Audit regulator finds significant 'deficiencies' at undisclosed major firm

no1019bayst
no1019bayst

Canada’s audit regulator says its findings indicate that one of the industry’s biggest firms has significant “deficiencies” in its controls that should have been identified and corrected.

The Canadian Public Accountability Board said out of Canada’s top four audit firms — Deloitte LLP, Ernst & Young LLP, KPMG LLP and PricewaterhouseCoopers (PwC) LLP — one had “significant findings” that were higher than the watchdog’s target.

“The level of significant inspection findings at one firm indicates that certain controls at this firm may not be designed appropriately or operating effectively,” it said without identifying which firm due to confidentiality.

The regulator oversees firms that audit the annual financial statements of Canadian reporting issuers.

It said three out of four firms had less than 10 per cent, the target level, of files with deficiencies in regards to generally accepted auditing standards, while one firm had findings greater than 20 per cent.

It added that many non-annually inspected firms continue to have level of findings that are “unacceptably high.”

Examples of deficiencies mentioned were insufficient testing of data from an automated tool used to evaluate revenue, insufficient evidence obtained to support the fair value of amounts for significant business acquisitions and auditors not appropriately evaluating information obtained from third-party organizations.

“We continue to have significant findings related to the identification and evaluation of threats to independence due to non-audit services provided by the auditors to reporting issuers,” said the report, which aims to provide insight on firm culture and the results of reviews on climate, fraud and going concern.

The watchdog also said it imposed requirements on one of the four largest audit firms last year in response to the prior inspection’s findings.

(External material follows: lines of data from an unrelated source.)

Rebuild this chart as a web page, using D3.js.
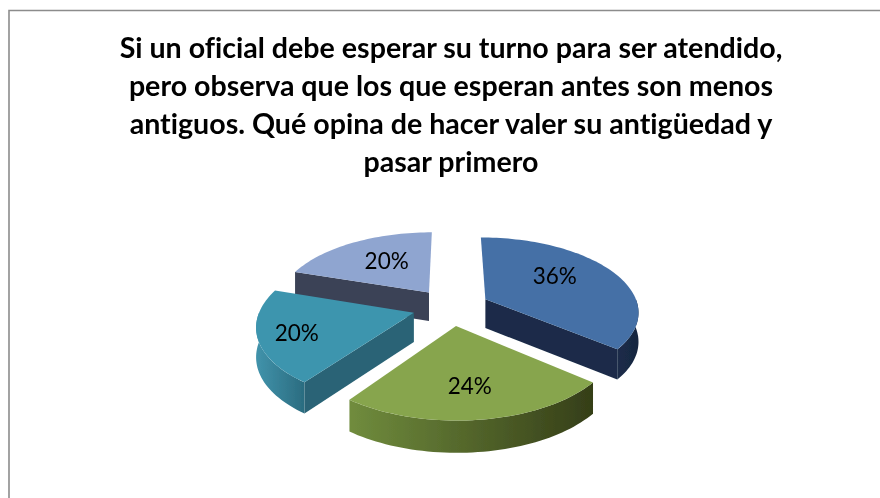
<!DOCTYPE html>
<html>
<head>
<meta charset="utf-8">
<script src="https://cdn.jsdelivr.net/npm/d3@7/dist/d3.min.js"></script>
<style>
  html, body { margin: 0; padding: 0; background: #fff; }
  svg { display: block; }
  text { font-variant-ligatures: none; }
</style>
</head>
<body>
<div id="chart"></div>
<script>
const titleLines = [
  'Si un oficial debe esperar su turno para ser atendido,',
  'pero observa que los que esperan antes son menos',
  'antiguos. Qué opina de hacer valer su antigüedad y',
  'pasar primero'
];
const categories = ['A', 'B', 'C', 'D'];
const shares = [36, 24, 20, 20];

const topColors = ['#4570a6', '#87a54d', '#3e95ae', '#8fa5d0'];
const cutColors = ['#1a2c48', '#3d471f', '#2a6476', '#3a4257'];
const wallLight = ['#1b2d4a', '#708c3d', '#4193ab', '#4a5470'];
const wallDark = ['#18263f', '#353e18', '#2b6c80', '#343b4e'];

const width = 880, height = 498;
const svg = d3.select('#chart').append('svg').attr('width', width).attr('height', height);
const defs = svg.append('defs');

// the source is a slightly soft screenshot
defs.append('filter').attr('id', 'soft')
  .append('feGaussianBlur').attr('stdDeviation', 0.6);
defs.append('filter').attr('id', 'softText')
  .append('feGaussianBlur').attr('stdDeviation', 0.35);

// ── Chart frame ──
svg.append('path')
  .attr('d', `M9,${height} V10.5 H${width}`)
  .attr('fill', 'none').attr('stroke', '#8c8c8c').attr('stroke-width', 1.6);

// ── Title ──
svg.append('g').attr('filter', 'url(#softText)')
  .selectAll('text').data(titleLines).join('text')
  .attr('x', 451)
  .attr('y', (d, i) => 58 + i * 38)
  .attr('text-anchor', 'middle')
  .attr('font-family', 'Lato, sans-serif')
  .attr('font-weight', 700)
  .attr('font-size', 28.6)
  .attr('fill', '#000')
  .text(d => d);

// ── Projection: exploded pie lying on a tilted plane, with some perspective ──
const cx = 451, cy = 307, radius = 153, explode = 38.6;
const tilt = 0.48, persp = 0.001, depth = 29;

function project(u, v, h) {
  const s = 1 / (1 - persp * v);
  return [cx + u * s, cy + v * tilt * s + h * depth * Math.sqrt(s)];
}

const pie = d3.pie().sort(null).value(d => d);
const arcs = pie(shares).map((a, i) => {
  const mid = (a.startAngle + a.endAngle) / 2;
  return { ...a, i, ou: explode * Math.sin(mid), ov: -explode * Math.cos(mid), mid };
});

const pointAt = (a, angle, r, h) =>
  project(a.ou + r * Math.sin(angle), a.ov - r * Math.cos(angle), h);

const arcAngles = (from, to) => {
  const n = Math.max(2, Math.ceil((to - from) / 0.03));
  return d3.range(n + 1).map(k => from + (to - from) * k / n);
};

const line = d3.line().curve(d3.curveLinear);

const slices = svg.append('g').attr('filter', 'url(#soft)')
  .selectAll('g')
  .data(arcs.slice().sort((a, b) => a.ov - b.ov))
  .join('g');

slices.each(function(a) {
  const g = d3.select(this);
  const apexTop = pointAt(a, 0, 0, 0), apexBot = pointAt(a, 0, 0, 1);

  // outer wall, only the part that faces the viewer (90°..270°)
  const wallFrom = Math.max(a.startAngle, Math.PI / 2);
  const wallTo = Math.min(a.endAngle, Math.PI * 1.5);
  if (wallTo > wallFrom) {
    const topEdge = arcAngles(wallFrom, wallTo).map(t => pointAt(a, t, radius, 0));
    const botEdge = arcAngles(wallFrom, wallTo).map(t => pointAt(a, t, radius, 1)).reverse();
    const xs = d3.extent(botEdge, p => p[0]);
    const grad = defs.append('linearGradient').attr('id', `wall-${a.i}`)
      .attr('gradientUnits', 'userSpaceOnUse')
      .attr('x1', xs[0]).attr('x2', xs[1]).attr('y1', 0).attr('y2', 0);
    grad.append('stop').attr('offset', '0%').attr('stop-color', wallLight[a.i]);
    grad.append('stop').attr('offset', '100%').attr('stop-color', wallDark[a.i]);
    g.append('path')
      .attr('d', line(topEdge.concat(botEdge)) + 'Z')
      .attr('fill', `url(#wall-${a.i})`);
  }

  // cut faces, only those turned toward the viewer
  const cuts = [];
  if (Math.sin(a.startAngle) < -1e-6) cuts.push(a.startAngle);
  if (Math.sin(a.endAngle) > 1e-6) cuts.push(a.endAngle);
  cuts.forEach(t => {
    g.append('path')
      .attr('d', line([apexTop, pointAt(a, t, radius, 0), pointAt(a, t, radius, 1), apexBot]) + 'Z')
      .attr('fill', cutColors[a.i]);
  });

  // top surface
  const rim = arcAngles(a.startAngle, a.endAngle).map(t => pointAt(a, t, radius, 0));
  g.append('path')
    .attr('d', line([apexTop].concat(rim)) + 'Z')
    .attr('fill', topColors[a.i]);
});

// ── Percentage labels ──
const labelNudge = [[-8, -5.5], [0, 8], [-25, 6], [5, 0]];
svg.append('g').attr('filter', 'url(#softText)')
  .selectAll('text').data(arcs).join('text')
  .attr('x', a => pointAt(a, a.mid, radius * 0.6, 0)[0] + labelNudge[a.i][0])
  .attr('y', a => pointAt(a, a.mid, radius * 0.6, 0)[1] + labelNudge[a.i][1])
  .attr('dy', '0.35em')
  .attr('text-anchor', 'middle')
  .attr('font-family', 'Lato, sans-serif')
  .attr('font-size', 22.5)
  .attr('fill', '#000')
  .text(a => a.data + '%');
</script>
</body>
</html>
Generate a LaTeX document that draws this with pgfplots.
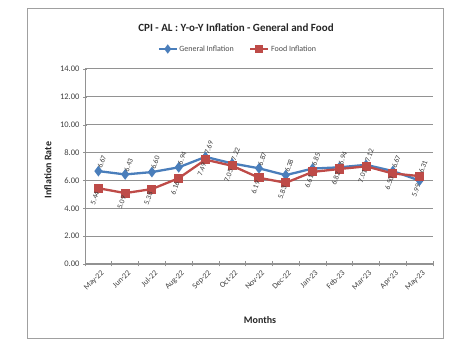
\documentclass[border=0pt]{standalone}
\usepackage{pgfplots}
\pgfplotsset{compat=1.18}
\usepackage{fontspec}
\setmainfont{Carlito}
\definecolor{genblue}{HTML}{4A7EBB}
\definecolor{foodred}{HTML}{BE4B48}
\definecolor{framegray}{HTML}{A0A0A0}
\definecolor{gridgray}{HTML}{929292}
\begin{document}
\begin{tikzpicture}[x=1pt,y=1pt]
\path[use as bounding box] (0,0) rectangle (471,356);
\draw[framegray, line width=1pt] (27,18) rectangle (443,347);
\begin{axis}[
  at={(85pt,92pt)}, anchor=south west,
  scale only axis, width=348pt, height=195pt,
  xmin=-0.5, xmax=12.5, ymin=0, ymax=14,
  ytick={0,2,...,14},
  xtick={0,...,12},
  xticklabels={May-22,Jun-22,Jul-22,Aug-22,Sep-22,Oct-22,Nov-22,Dec-22,Jan-23,Feb-23,Mar-23,Apr-23,May-23},
  minor xtick={-0.5,0.5,...,12.5},
  major x tick style={draw=none},
  minor tick length=5pt,
  tick align=center,
  major tick length=4pt,
  ytick style={gridgray},
  minor x tick style={gridgray, line width=0.6pt},
  x tick label style={rotate=45, anchor=north east, font=\fontsize{8}{9}\selectfont, text=black!75, inner sep=1pt, yshift=-3pt},
  y tick label style={font=\fontsize{8.5}{9}\selectfont, text=black!75},
  /pgf/number format/.cd, fixed, fixed zerofill, precision=2, assume math mode=true,
  /pgfplots/.cd,
  ymajorgrids, grid style={gridgray, line width=1pt},
  axis x line*=bottom, axis y line*=left,
  axis line style={gridgray, line width=0.9pt},
  legend columns=2,
  legend style={at={(0.44,1.1026)}, anchor=center, draw=none, fill=none, font=\fontsize{8}{9}\selectfont, text=black!70, /tikz/every even column/.append style={column sep=14pt}},
  legend image code/.code={\draw[#1, line width=1.3pt] (0pt,0pt) -- (18pt,0pt); \draw[#1, mark size=2.8pt] plot coordinates {(9pt,0pt)};},
  nodes near coords style={font=\fontsize{7.5}{8}\selectfont, text=black!75, rotate=70},
]
\addplot[genblue, line width=2.3pt, mark=diamond*, mark size=3.5pt]
  coordinates {(0,6.67)(1,6.43)(2,6.60)(3,6.94)(4,7.69)(5,7.22)(6,6.87)(7,6.38)(8,6.85)(9,6.94)(10,7.12)(11,6.67)(12,5.99)};
\addlegendentry{General Inflation}
\addplot[foodred, line width=2.3pt, mark=square*, mark size=3.4pt]
  coordinates {(0,5.44)(1,5.09)(2,5.38)(3,6.16)(4,7.49)(5,7.05)(6,6.19)(7,5.83)(8,6.61)(9,6.82)(10,7.01)(11,6.5)(12,6.31)};
\addlegendentry{Food Inflation}
% labels above
\addplot[draw=none, mark=none, forget plot,
  nodes near coords={\pgfmathprintnumber[fixed,precision=2]{\pgfplotspointmeta}},
  every node near coord/.append style={anchor=west, inner sep=3pt}]
  coordinates {(0,6.67)(1,6.43)(2,6.60)(3,6.94)(4,7.69)(5,7.22)(6,6.87)(7,6.38)(8,6.85)(9,6.94)(10,7.12)(11,6.67)(12,6.31)};
% labels below
\addplot[draw=none, mark=none, forget plot,
  nodes near coords={\pgfmathprintnumber[fixed,precision=2]{\pgfplotspointmeta}},
  every node near coord/.append style={anchor=east, inner sep=3.5pt}]
  coordinates {(0,5.44)(1,5.09)(2,5.38)(3,6.16)(4,7.49)(5,7.05)(6,6.19)(7,5.83)(8,6.61)(9,6.82)(10,7.01)(11,6.5)(12,5.99)};
\end{axis}
\node[font=\bfseries\fontsize{11}{12}\selectfont, text=black!85] at (236,328) {CPI - AL : Y-o-Y Inflation - General and Food};
\node[font=\bfseries\fontsize{10}{11}\selectfont, text=black!85, rotate=90] at (48,186) {Inflation Rate};
\node[font=\bfseries\fontsize{10}{11}\selectfont, text=black!85] at (260,36) {Months};
\end{tikzpicture}
\end{document}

It said, however, that preliminary results indicate that firms have made progress to respond to deficiencies identified last year.

In response to most of the findings, it said firms are required to carry out additional audit procedures to determine if financial statements need to be restated due to material error.

The regulator said it expects firms to remediate file deficiencies before the reporting issuer’s next quarterly report.

The 2022 interim inspections results released Wednesday was just a snapshot of the watchdog’s yearly audit quality assessment, which it plans to publish in its finality in March 2023.